未来と過去を行き来して戦うのは『ターミネーター』感もあります。
もちろん全部が全部オマージュとして狙ったわけではないでしょうが、明らかに意識したと思われる要素もたくさん。SFパニックとしての目新しさはかぎりなく薄いです。
でも、この既視感満載な感じがむしろ好ましい、微笑ましいんですよね。こういうジャンルの過去作への愛も溢れてて大好きです。
SF要素には期待するな
「エイリアンと戦うために30年後に飛ぶ」という点が過去の同ジャンルの映画と違う本作ですが、このSF要素に関してはあまり期待しない方がいいというか、本格重厚SF作品を期待するとどでかい肩透かしを食らうでしょう。
確かに、「まだ平和な現代から非日常の近未来へ」という点は最初はインパクトがあったし、荒廃したマイアミのビル街でエイリアンの群れと戦うシーンや、海上要塞のビジュアルなんかは見応えがありました。
タイムスリップに関しても「30年後には既に死んでいる人間だけが徴兵される」「30年後から来たのは現代ではまだ生まれていない20代の兵士ばかり」とか、一応それらしい理由付けはされています。
ですが、結末まで観れば「未来要素そんなに要るか?」とも思えます。ふつうに現代にエイリアンが現れて戦う話でも別に何の問題もなく話進められた気がする。

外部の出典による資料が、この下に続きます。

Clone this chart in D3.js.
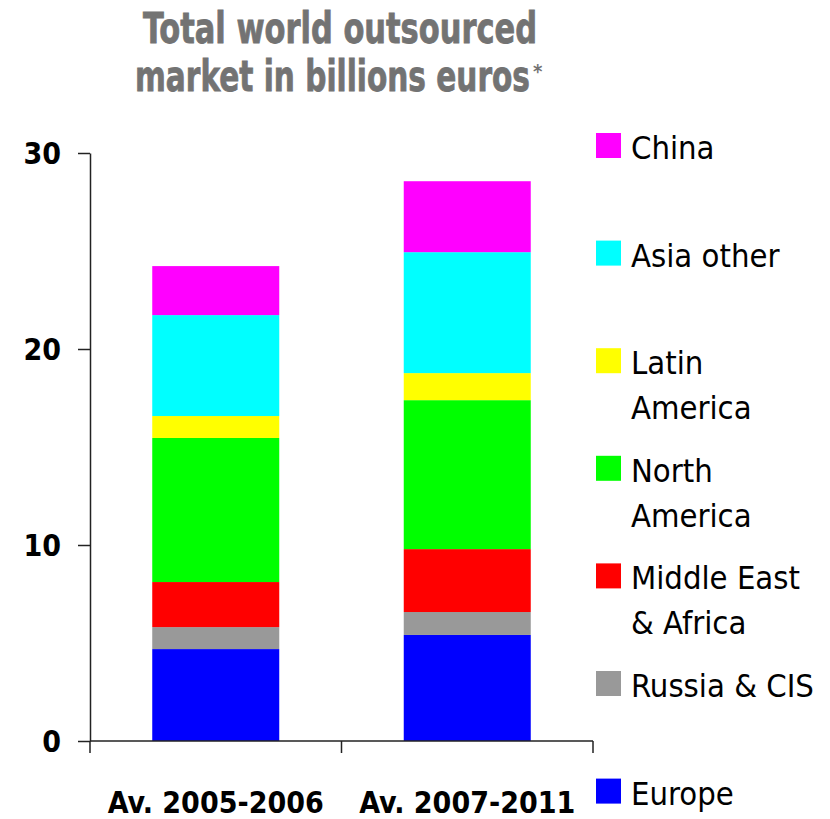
<!DOCTYPE html>
<html><head><meta charset="utf-8">
<script src="https://cdn.jsdelivr.net/npm/d3@7"></script>
<style>html,body{margin:0;padding:0;background:#fff;}svg{display:block;}</style>
</head><body>
<script>
const categories = ["Av. 2005-2006", "Av. 2007-2011"];
const seriesNames = ["Europe", "Russia & CIS", "Middle East & Africa", "North America", "Latin America", "Asia other", "China"];
const europe      = [4.69, 5.41];
const russiaCIS   = [1.12, 1.17];
const middleEast  = [2.30, 3.21];
const northAm     = [7.35, 7.60];
const latinAm     = [1.12, 1.38];
const asiaOther   = [5.15, 6.17];
const china       = [2.50, 3.62];
const yTicks = [0, 10, 20, 30];
const colors = ["#0000ff", "#999999", "#ff0000", "#00ff00", "#ffff00", "#00ffff", "#ff00ff"];
const legendLines = {
  "China": ["China"], "Asia other": ["Asia other"], "Latin America": ["Latin", "America"],
  "North America": ["North", "America"], "Middle East & Africa": ["Middle East", "& Africa"],
  "Russia & CIS": ["Russia & CIS"], "Europe": ["Europe"]
};

const W = 830, H = 819;
const svg = d3.select("body").append("svg").attr("width", W).attr("height", H);

const values = [europe, russiaCIS, middleEast, northAm, latinAm, asiaOther, china];
const rows = categories.map((c, i) => {
  const r = {cat: c};
  seriesNames.forEach((s, j) => r[s] = values[j][i]);
  return r;
});
const stacked = d3.stack().keys(seriesNames)(rows);

const x = d3.scaleBand().domain(categories).range([90, 593]).paddingInner(0.495).paddingOuter(0.2475);
const y = d3.scaleLinear().domain([0, 30]).range([741, 153]);
const color = d3.scaleOrdinal().domain(seriesNames).range(colors);

// Title
const title = svg.append("g").attr("fill", "#737373")
  .style("font-family", "'DejaVu Sans Condensed', 'DejaVu Sans', sans-serif")
  .style("font-weight", "bold").style("font-size", "43px");
title.append("text").attr("x", 143).attr("y", 43)
  .attr("textLength", 394).attr("lengthAdjust", "spacingAndGlyphs")
  .attr("stroke", "#737373").attr("stroke-width", 0.8)
  .text("Total world outsourced");
const t2 = title.append("text").attr("x", 135).attr("y", 91);
t2.append("tspan")
  .attr("textLength", 395).attr("lengthAdjust", "spacingAndGlyphs")
  .attr("stroke", "#737373").attr("stroke-width", 0.8)
  .text("market in billions euros");
t2.append("tspan").attr("dx", 3).attr("dy", -13).style("font-size", "20px").text("*");

// Bars
svg.append("g").selectAll("g").data(stacked).join("g")
  .attr("fill", d => color(d.key))
  .selectAll("rect").data(d => d).join("rect")
  .attr("x", d => x(d.data.cat))
  .attr("width", x.bandwidth())
  .attr("y", d => y(d[1]))
  .attr("height", d => y(d[0]) - y(d[1]));

// Y axis
const yAxis = svg.append("g").attr("transform", "translate(90,0)")
  .call(d3.axisLeft(y).tickValues(yTicks).tickSize(12).tickSizeOuter(0).tickPadding(17));
yAxis.select(".domain").attr("stroke", "#222").attr("stroke-width", 1.5);
yAxis.selectAll(".tick line").attr("stroke", "#222").attr("stroke-width", 1.5);
yAxis.selectAll(".tick text")
  .style("font-family", "'DejaVu Sans Condensed', 'DejaVu Sans', sans-serif")
  .style("font-weight", "bold").style("font-size", "30px").attr("fill", "#000").attr("dy", "0.36em");

// X axis
const xr = x.range();
const boundaries = [xr[0]].concat(categories.map(c => x(c) + x.bandwidth() + x.step() * x.paddingInner() / 2));
boundaries[boundaries.length - 1] = xr[1];
const xg = svg.append("g");
xg.append("line").attr("x1", xr[0]).attr("x2", xr[1]).attr("y1", y(0)).attr("y2", y(0))
  .attr("stroke", "#222").attr("stroke-width", 1.5);
xg.selectAll("line.t").data(boundaries).join("line").attr("class", "t")
  .attr("x1", d => d).attr("x2", d => d).attr("y1", y(0)).attr("y2", y(0) + 12)
  .attr("stroke", "#222").attr("stroke-width", 1.5);
xg.selectAll("text").data(categories).join("text")
  .attr("x", d => x(d) + x.bandwidth() / 2).attr("y", 813)
  .attr("text-anchor", "middle")
  .style("font-family", "'DejaVu Sans Condensed', 'DejaVu Sans', sans-serif")
  .style("font-weight", "bold").style("font-size", "30px").attr("fill", "#000")
  .text(d => d);

// Legend
const legendOrder = seriesNames.slice().reverse();
const lg = svg.append("g").selectAll("g").data(legendOrder).join("g")
  .attr("transform", (d, i) => `translate(596,${133 + i * 107.6})`);
lg.append("rect").attr("width", 25).attr("height", 25).attr("fill", d => color(d));
lg.each(function(d) {
  const t = d3.select(this).append("text").attr("x", 35).attr("y", 26)
    .style("font-family", "'DejaVu Sans Condensed', 'DejaVu Sans', sans-serif")
    .style("font-size", "32.5px").attr("fill", "#000");
  legendLines[d].forEach((line, k) => {
    t.append("tspan").attr("x", 35).attr("dy", k === 0 ? 0 : 45).text(line);
  });
});
</script>
</body></html>
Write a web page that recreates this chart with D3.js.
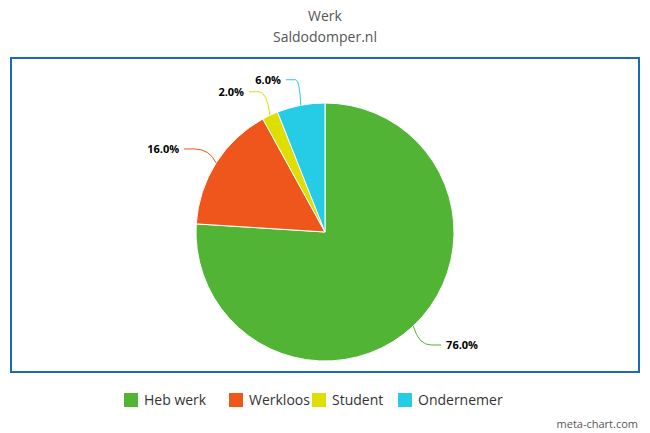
<!DOCTYPE html>
<html><head><meta charset="utf-8">
<script src="https://cdn.jsdelivr.net/npm/d3@7"></script>
<style>body{margin:0;background:#fff}text{font-family:"Open Sans",sans-serif}</style>
</head><body>
<script>
var categories = ["Heb werk", "Werkloos", "Student", "Ondernemer"];
var values = [76, 16, 2, 6];
var colors = ["#52b434", "#ee561c", "#dede00", "#26cce6"];

var svg = d3.select("body").append("svg").attr("width", 650).attr("height", 433);

svg.append("text").attr("x", 325).attr("y", 21).attr("text-anchor", "middle")
  .attr("font-size", 14).attr("fill", "#555").text("Werk");
svg.append("text").attr("x", 325).attr("y", 42).attr("text-anchor", "middle")
  .attr("font-size", 14).attr("fill", "#555").text("Saldodomper.nl");

svg.append("rect").attr("x", 11).attr("y", 58).attr("width", 628).attr("height", 314)
  .attr("fill", "none").attr("stroke", "#1a6ab8").attr("stroke-width", 2);

var cx = 325, cy = 232, r = 129;
var pie = d3.pie().sort(null).value(function(d){ return d; });
var arcs = pie(values);
var arc = d3.arc().innerRadius(0).outerRadius(r);
var g = svg.append("g").attr("transform", "translate(" + cx + "," + cy + ")");

g.selectAll("path").data(arcs).enter().append("path")
  .attr("d", arc).attr("fill", function(d, i){ return colors[i]; })
  .attr("stroke", "#fff").attr("stroke-width", 1);

var total = d3.sum(values);
arcs.forEach(function(d, i) {
  var a = (d.startAngle + d.endAngle) / 2;
  var p0 = [Math.sin(a) * r, -Math.cos(a) * r];
  var p1 = [Math.sin(a) * (r + 26), -Math.cos(a) * (r + 26)];
  var side = Math.sin(a) >= 0 ? 1 : -1;
  var p2 = [p1[0] + side * 10, p1[1]];
  g.append("path")
    .attr("d", "M" + p0 + "Q" + [p0[0] + (p1[0]-p0[0])*0.3, p1[1]] + " " + p1 + "L" + p2)
    .attr("fill", "none").attr("stroke", colors[i]).attr("stroke-width", 1);
  g.append("text").attr("x", p2[0] + side * 5).attr("y", p2[1] + 4)
    .attr("text-anchor", side > 0 ? "start" : "end")
    .attr("font-size", 11).attr("font-weight", "bold").attr("fill", "#000")
    .text((values[i] / total * 100).toFixed(1) + "%");
});

var legendX = [124, 229, 312, 398];
var lg = svg.append("g");
categories.forEach(function(c, i) {
  lg.append("rect").attr("x", legendX[i]).attr("y", 393).attr("width", 14).attr("height", 14)
    .attr("fill", colors[i]);
  lg.append("text").attr("x", legendX[i] + 20).attr("y", 405)
    .attr("font-size", 14).attr("fill", "#333").text(c);
});

svg.append("text").attr("x", 638).attr("y", 428).attr("text-anchor", "end")
  .attr("font-size", 11).attr("fill", "#555").text("meta-chart.com");
</script>
</body></html>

タイムパラドックスやパラレルワールド理論のツッコミどころも多いです。
とはいえ、そんなことを言っては野暮でしょう。最終的にあんまり意味がない展開でも、どれだけツッコミどころがあろうとも、絵面が面白くて一時でもハラハラできればよし。十分な効果あり。そう評するのがこういう頭空っぽパニックアクション大作の掟です。
SF映画ではなく「ほんのりSF風味のミリタリーパニックアクション映画」だと思って観ましょう。
『トゥモロー・ウォー』ネタバレあり感想評価まとめ
ここまで小細工なし誤魔化しなしのパニックアクション映画は久しぶりに観ました。一体いくらお金かけたんでしょうか。きっと100億~200億円クラスの大作ですよね。
これを買い取って配信でプライム会員に流してしまうAmazonの太っ腹ぶりといったらね。神じゃん。
化け物エイリアンと戦う系の映画に、またひとつ傑作が加わりました。満腹です。作ってくれた人たちありがとう。